>> begin SOURCE EXCERPT

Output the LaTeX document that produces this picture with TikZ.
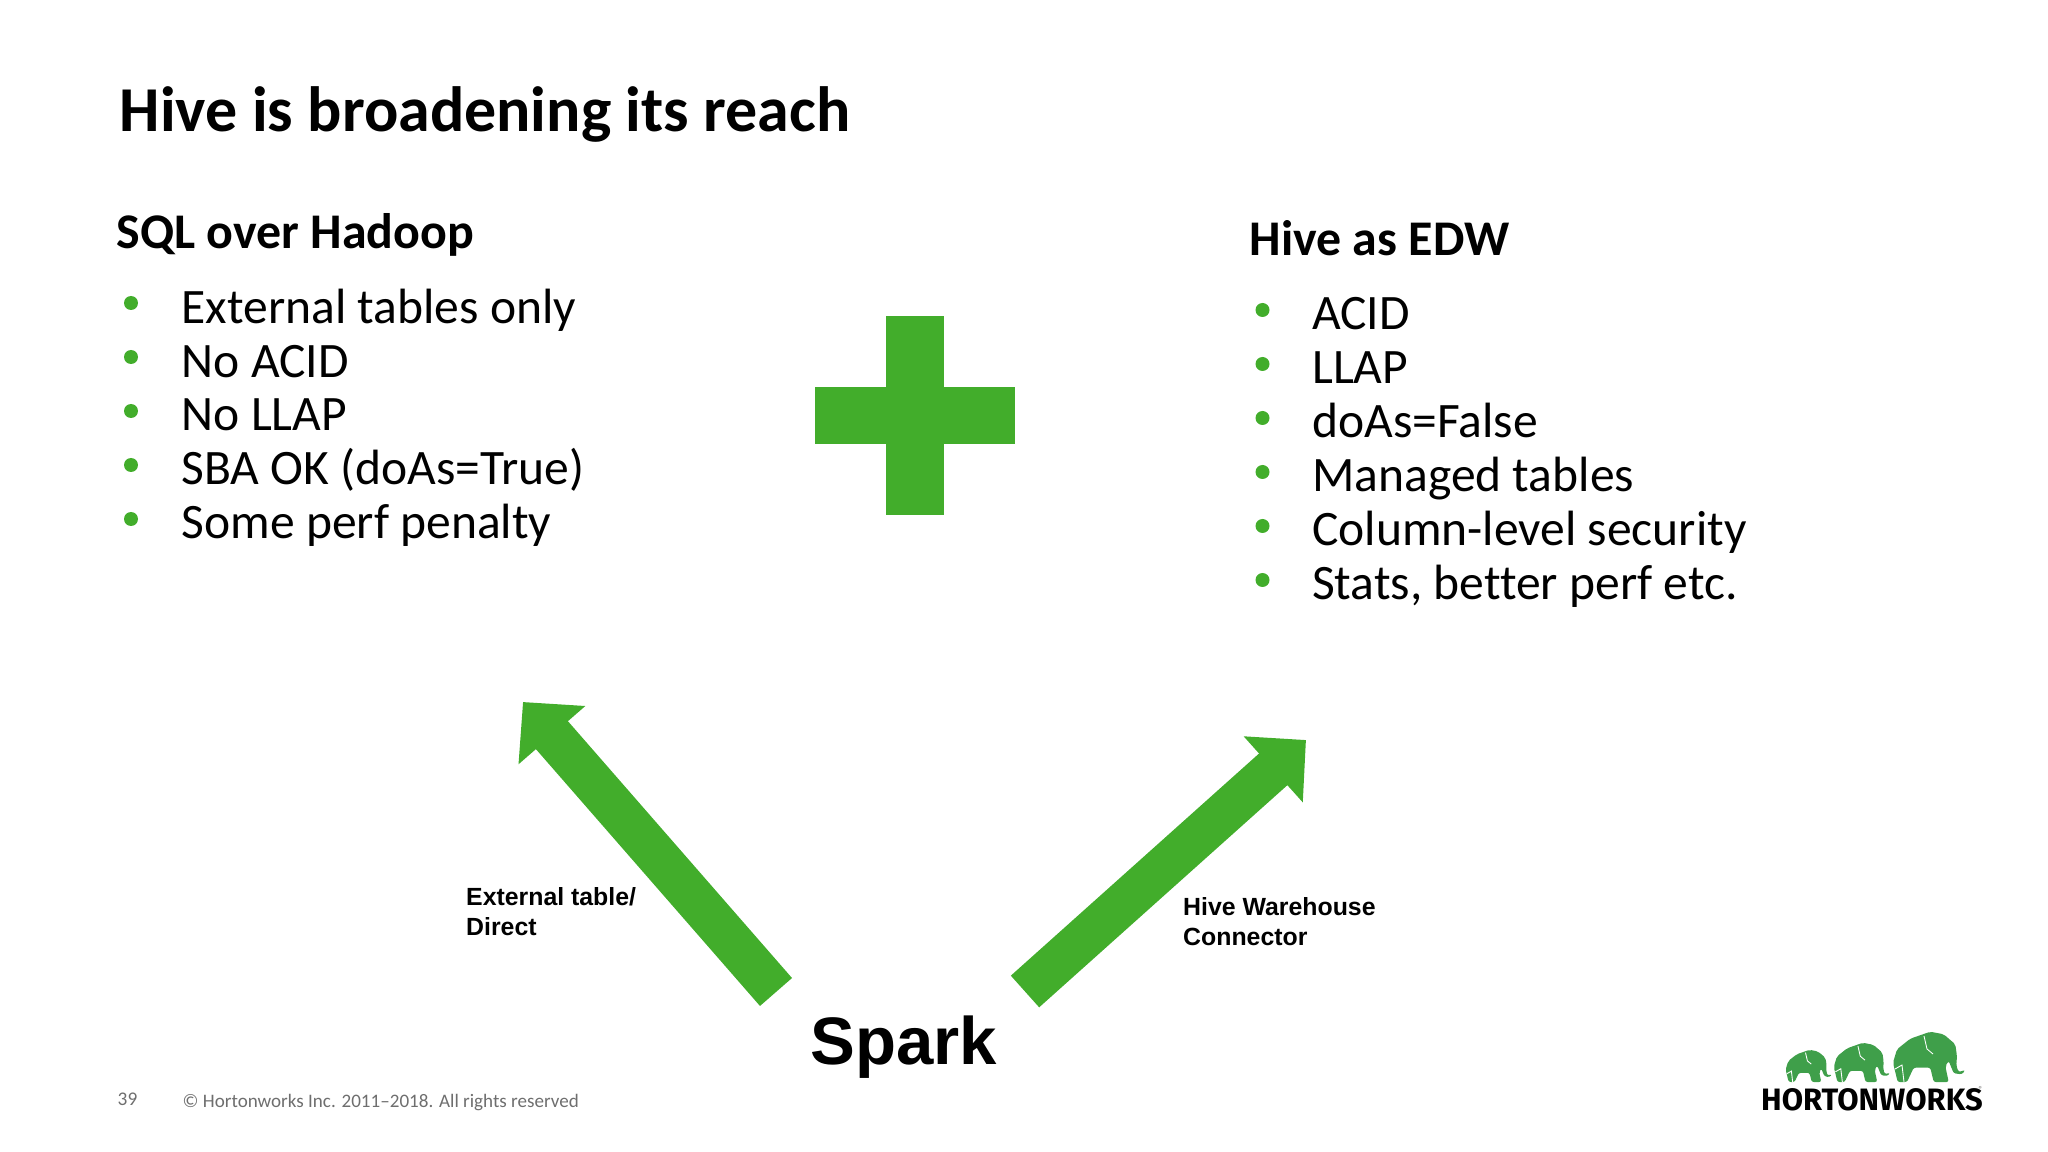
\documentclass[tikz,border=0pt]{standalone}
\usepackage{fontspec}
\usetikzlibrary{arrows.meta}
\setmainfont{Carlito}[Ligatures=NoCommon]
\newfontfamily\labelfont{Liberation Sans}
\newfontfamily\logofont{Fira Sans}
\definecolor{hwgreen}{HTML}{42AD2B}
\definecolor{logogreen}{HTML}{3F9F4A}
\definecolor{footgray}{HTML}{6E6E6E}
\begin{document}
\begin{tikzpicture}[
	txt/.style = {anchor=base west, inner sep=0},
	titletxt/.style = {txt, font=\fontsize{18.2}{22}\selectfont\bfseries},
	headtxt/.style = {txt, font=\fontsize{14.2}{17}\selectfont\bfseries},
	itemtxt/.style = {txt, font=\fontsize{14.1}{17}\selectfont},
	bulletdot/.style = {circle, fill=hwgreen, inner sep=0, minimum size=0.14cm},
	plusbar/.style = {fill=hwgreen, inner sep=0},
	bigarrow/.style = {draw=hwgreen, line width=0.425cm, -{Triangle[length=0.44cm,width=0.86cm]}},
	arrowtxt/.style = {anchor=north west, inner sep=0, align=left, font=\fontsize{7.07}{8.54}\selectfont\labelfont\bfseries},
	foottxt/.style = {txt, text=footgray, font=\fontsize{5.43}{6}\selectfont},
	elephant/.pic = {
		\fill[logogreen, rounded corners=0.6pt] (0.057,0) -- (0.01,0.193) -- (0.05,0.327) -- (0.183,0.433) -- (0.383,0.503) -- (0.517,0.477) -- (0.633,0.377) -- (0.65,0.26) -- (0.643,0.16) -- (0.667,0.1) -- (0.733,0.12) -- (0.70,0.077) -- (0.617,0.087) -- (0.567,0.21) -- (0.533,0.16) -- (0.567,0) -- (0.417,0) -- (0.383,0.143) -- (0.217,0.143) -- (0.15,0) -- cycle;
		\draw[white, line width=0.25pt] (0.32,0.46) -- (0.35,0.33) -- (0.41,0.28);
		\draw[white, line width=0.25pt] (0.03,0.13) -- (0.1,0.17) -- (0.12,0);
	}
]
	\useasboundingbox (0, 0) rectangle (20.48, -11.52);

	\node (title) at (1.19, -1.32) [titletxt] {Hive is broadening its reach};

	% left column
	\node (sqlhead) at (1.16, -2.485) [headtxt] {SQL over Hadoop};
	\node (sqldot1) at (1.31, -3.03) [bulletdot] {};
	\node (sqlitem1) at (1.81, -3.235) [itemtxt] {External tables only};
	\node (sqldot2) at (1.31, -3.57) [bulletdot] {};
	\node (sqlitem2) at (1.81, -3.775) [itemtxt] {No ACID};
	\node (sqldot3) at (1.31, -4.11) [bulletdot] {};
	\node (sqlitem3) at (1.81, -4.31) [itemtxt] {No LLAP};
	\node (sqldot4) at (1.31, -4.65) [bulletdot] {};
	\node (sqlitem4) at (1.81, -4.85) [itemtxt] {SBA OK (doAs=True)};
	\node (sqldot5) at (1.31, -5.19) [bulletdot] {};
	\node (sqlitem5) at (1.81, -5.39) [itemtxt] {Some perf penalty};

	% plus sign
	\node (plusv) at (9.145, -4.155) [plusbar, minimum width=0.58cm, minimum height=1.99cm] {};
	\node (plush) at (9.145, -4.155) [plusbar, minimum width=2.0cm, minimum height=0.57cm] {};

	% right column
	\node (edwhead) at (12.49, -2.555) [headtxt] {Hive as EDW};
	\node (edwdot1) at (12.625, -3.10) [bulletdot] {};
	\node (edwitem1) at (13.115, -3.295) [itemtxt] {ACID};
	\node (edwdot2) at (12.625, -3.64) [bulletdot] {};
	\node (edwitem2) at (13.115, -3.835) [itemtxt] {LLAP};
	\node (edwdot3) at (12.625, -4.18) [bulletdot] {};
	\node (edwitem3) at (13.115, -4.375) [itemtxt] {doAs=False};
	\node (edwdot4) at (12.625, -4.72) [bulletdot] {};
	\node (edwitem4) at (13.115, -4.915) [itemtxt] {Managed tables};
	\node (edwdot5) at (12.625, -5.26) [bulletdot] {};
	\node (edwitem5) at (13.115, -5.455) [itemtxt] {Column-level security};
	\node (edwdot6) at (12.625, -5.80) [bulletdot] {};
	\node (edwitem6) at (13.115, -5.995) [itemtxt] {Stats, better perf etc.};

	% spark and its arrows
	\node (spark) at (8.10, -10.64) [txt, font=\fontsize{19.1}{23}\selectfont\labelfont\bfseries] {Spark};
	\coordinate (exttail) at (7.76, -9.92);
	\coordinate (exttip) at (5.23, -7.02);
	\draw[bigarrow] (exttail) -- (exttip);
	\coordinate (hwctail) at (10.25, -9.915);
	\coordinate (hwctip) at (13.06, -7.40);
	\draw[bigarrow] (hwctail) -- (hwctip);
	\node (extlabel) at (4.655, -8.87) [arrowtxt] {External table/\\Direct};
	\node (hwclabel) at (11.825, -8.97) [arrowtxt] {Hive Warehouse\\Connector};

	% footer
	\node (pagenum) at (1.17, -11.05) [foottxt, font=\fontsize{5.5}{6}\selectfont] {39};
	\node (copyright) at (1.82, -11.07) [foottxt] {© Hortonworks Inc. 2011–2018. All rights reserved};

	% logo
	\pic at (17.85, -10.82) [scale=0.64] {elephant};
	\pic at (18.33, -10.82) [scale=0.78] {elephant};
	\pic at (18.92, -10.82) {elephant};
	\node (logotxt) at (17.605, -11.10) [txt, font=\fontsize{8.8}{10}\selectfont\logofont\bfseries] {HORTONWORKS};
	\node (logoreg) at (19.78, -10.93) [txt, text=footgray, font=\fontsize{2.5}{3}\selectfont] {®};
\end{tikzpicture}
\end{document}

>> end SOURCE EXCERPT

» TASK DESCRIPTION
Repeat the data above exactly, but not the pictures.

» THE ANSWER
Output the LaTeX document that produces this picture with TikZ.
\documentclass[tikz,border=0pt]{standalone}
\usepackage{fontspec}
\usetikzlibrary{arrows.meta}
\setmainfont{Carlito}[Ligatures=NoCommon]
\newfontfamily\labelfont{Liberation Sans}
\newfontfamily\logofont{Fira Sans}
\definecolor{hwgreen}{HTML}{42AD2B}
\definecolor{logogreen}{HTML}{3F9F4A}
\definecolor{footgray}{HTML}{6E6E6E}
\begin{document}
\begin{tikzpicture}[
	txt/.style = {anchor=base west, inner sep=0},
	titletxt/.style = {txt, font=\fontsize{18.2}{22}\selectfont\bfseries},
	headtxt/.style = {txt, font=\fontsize{14.2}{17}\selectfont\bfseries},
	itemtxt/.style = {txt, font=\fontsize{14.1}{17}\selectfont},
	bulletdot/.style = {circle, fill=hwgreen, inner sep=0, minimum size=0.14cm},
	plusbar/.style = {fill=hwgreen, inner sep=0},
	bigarrow/.style = {draw=hwgreen, line width=0.425cm, -{Triangle[length=0.44cm,width=0.86cm]}},
	arrowtxt/.style = {anchor=north west, inner sep=0, align=left, font=\fontsize{7.07}{8.54}\selectfont\labelfont\bfseries},
	foottxt/.style = {txt, text=footgray, font=\fontsize{5.43}{6}\selectfont},
	elephant/.pic = {
		\fill[logogreen, rounded corners=0.6pt] (0.057,0) -- (0.01,0.193) -- (0.05,0.327) -- (0.183,0.433) -- (0.383,0.503) -- (0.517,0.477) -- (0.633,0.377) -- (0.65,0.26) -- (0.643,0.16) -- (0.667,0.1) -- (0.733,0.12) -- (0.70,0.077) -- (0.617,0.087) -- (0.567,0.21) -- (0.533,0.16) -- (0.567,0) -- (0.417,0) -- (0.383,0.143) -- (0.217,0.143) -- (0.15,0) -- cycle;
		\draw[white, line width=0.25pt] (0.32,0.46) -- (0.35,0.33) -- (0.41,0.28);
		\draw[white, line width=0.25pt] (0.03,0.13) -- (0.1,0.17) -- (0.12,0);
	}
]
	\useasboundingbox (0, 0) rectangle (20.48, -11.52);

	\node (title) at (1.19, -1.32) [titletxt] {Hive is broadening its reach};

	% left column
	\node (sqlhead) at (1.16, -2.485) [headtxt] {SQL over Hadoop};
	\node (sqldot1) at (1.31, -3.03) [bulletdot] {};
	\node (sqlitem1) at (1.81, -3.235) [itemtxt] {External tables only};
	\node (sqldot2) at (1.31, -3.57) [bulletdot] {};
	\node (sqlitem2) at (1.81, -3.775) [itemtxt] {No ACID};
	\node (sqldot3) at (1.31, -4.11) [bulletdot] {};
	\node (sqlitem3) at (1.81, -4.31) [itemtxt] {No LLAP};
	\node (sqldot4) at (1.31, -4.65) [bulletdot] {};
	\node (sqlitem4) at (1.81, -4.85) [itemtxt] {SBA OK (doAs=True)};
	\node (sqldot5) at (1.31, -5.19) [bulletdot] {};
	\node (sqlitem5) at (1.81, -5.39) [itemtxt] {Some perf penalty};

	% plus sign
	\node (plusv) at (9.145, -4.155) [plusbar, minimum width=0.58cm, minimum height=1.99cm] {};
	\node (plush) at (9.145, -4.155) [plusbar, minimum width=2.0cm, minimum height=0.57cm] {};

	% right column
	\node (edwhead) at (12.49, -2.555) [headtxt] {Hive as EDW};
	\node (edwdot1) at (12.625, -3.10) [bulletdot] {};
	\node (edwitem1) at (13.115, -3.295) [itemtxt] {ACID};
	\node (edwdot2) at (12.625, -3.64) [bulletdot] {};
	\node (edwitem2) at (13.115, -3.835) [itemtxt] {LLAP};
	\node (edwdot3) at (12.625, -4.18) [bulletdot] {};
	\node (edwitem3) at (13.115, -4.375) [itemtxt] {doAs=False};
	\node (edwdot4) at (12.625, -4.72) [bulletdot] {};
	\node (edwitem4) at (13.115, -4.915) [itemtxt] {Managed tables};
	\node (edwdot5) at (12.625, -5.26) [bulletdot] {};
	\node (edwitem5) at (13.115, -5.455) [itemtxt] {Column-level security};
	\node (edwdot6) at (12.625, -5.80) [bulletdot] {};
	\node (edwitem6) at (13.115, -5.995) [itemtxt] {Stats, better perf etc.};

	% spark and its arrows
	\node (spark) at (8.10, -10.64) [txt, font=\fontsize{19.1}{23}\selectfont\labelfont\bfseries] {Spark};
	\coordinate (exttail) at (7.76, -9.92);
	\coordinate (exttip) at (5.23, -7.02);
	\draw[bigarrow] (exttail) -- (exttip);
	\coordinate (hwctail) at (10.25, -9.915);
	\coordinate (hwctip) at (13.06, -7.40);
	\draw[bigarrow] (hwctail) -- (hwctip);
	\node (extlabel) at (4.655, -8.87) [arrowtxt] {External table/\\Direct};
	\node (hwclabel) at (11.825, -8.97) [arrowtxt] {Hive Warehouse\\Connector};

	% footer
	\node (pagenum) at (1.17, -11.05) [foottxt, font=\fontsize{5.5}{6}\selectfont] {39};
	\node (copyright) at (1.82, -11.07) [foottxt] {© Hortonworks Inc. 2011–2018. All rights reserved};

	% logo
	\pic at (17.85, -10.82) [scale=0.64] {elephant};
	\pic at (18.33, -10.82) [scale=0.78] {elephant};
	\pic at (18.92, -10.82) {elephant};
	\node (logotxt) at (17.605, -11.10) [txt, font=\fontsize{8.8}{10}\selectfont\logofont\bfseries] {HORTONWORKS};
	\node (logoreg) at (19.78, -10.93) [txt, text=footgray, font=\fontsize{2.5}{3}\selectfont] {®};
\end{tikzpicture}
\end{document}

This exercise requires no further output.